Hi
When I use python logging for my unit test. I am able to control the output
format. I get the log level, the file and line number, then the msg
[INFO testEstimatedScalingFactors.py:166 - test_B_convertCountsToInts()] BEGIN
In my spark driver I am able to get the log4j logger
spark = SparkSession\
.builder\
.appName("estimatedScalingFactors")\
.getOrCreate()
#
#
https://medium.com/@lubna_22592/building-production-pyspark-jobs-5480d03fd71e
# initialize logger for yarn cluster logs
#
log4jLogger = spark.sparkContext._jvm.org.apache.log4j
logger = log4jLogger.LogManager.getLogger(__name__)

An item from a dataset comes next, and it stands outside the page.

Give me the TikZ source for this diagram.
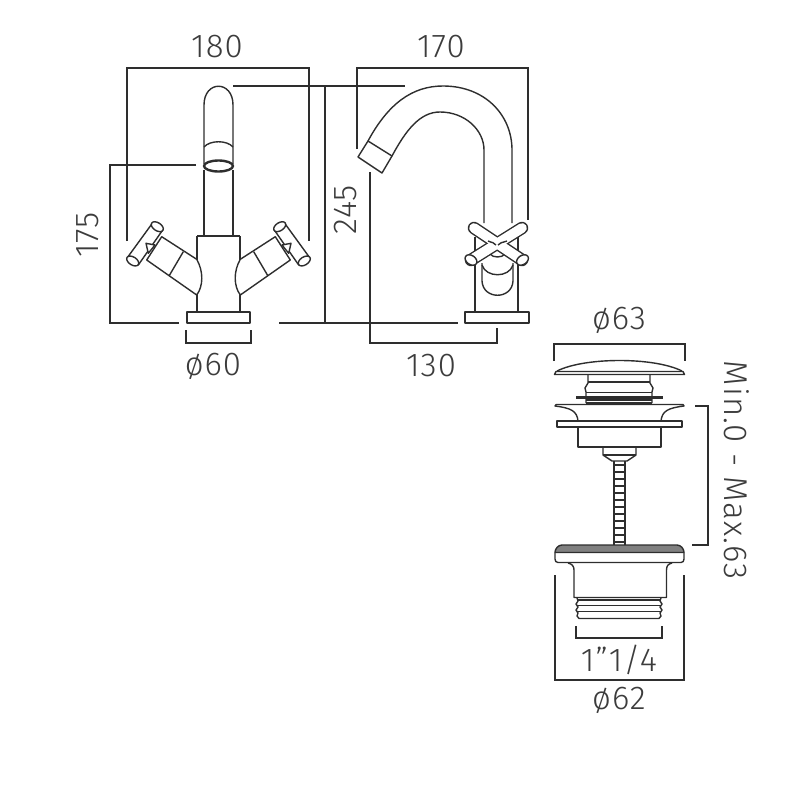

However it only outputs the message. As a hack I have been adding the function
names to the msg.
I wonder if this is because of the way I make my python code available. When I
submit my job using
‘$ gcloud dataproc jobs submit pyspark’
I pass my python file in a zip file
--py-files ${extraPkg}
I use level warn because the driver info logs are very verbose
###############################################################################
def rowSums( self, countsSparkDF, columnNames ):
self.logger.warn( "rowSums BEGIN" )
# https://stackoverflow.com/a/54283997/4586180
retDF = countsSparkDF.na.fill( 0 ).withColumn( "rowSum" , reduce( add,
[col( x ) for x in columnNames] ) )
self.logger.warn( "rowSums retDF numRows:{} numCols:{}"\
.format( retDF.count(), len( retDF.columns ) ) )
self.logger.warn( "rowSums END\n" )
return retDF
kind regards
Andy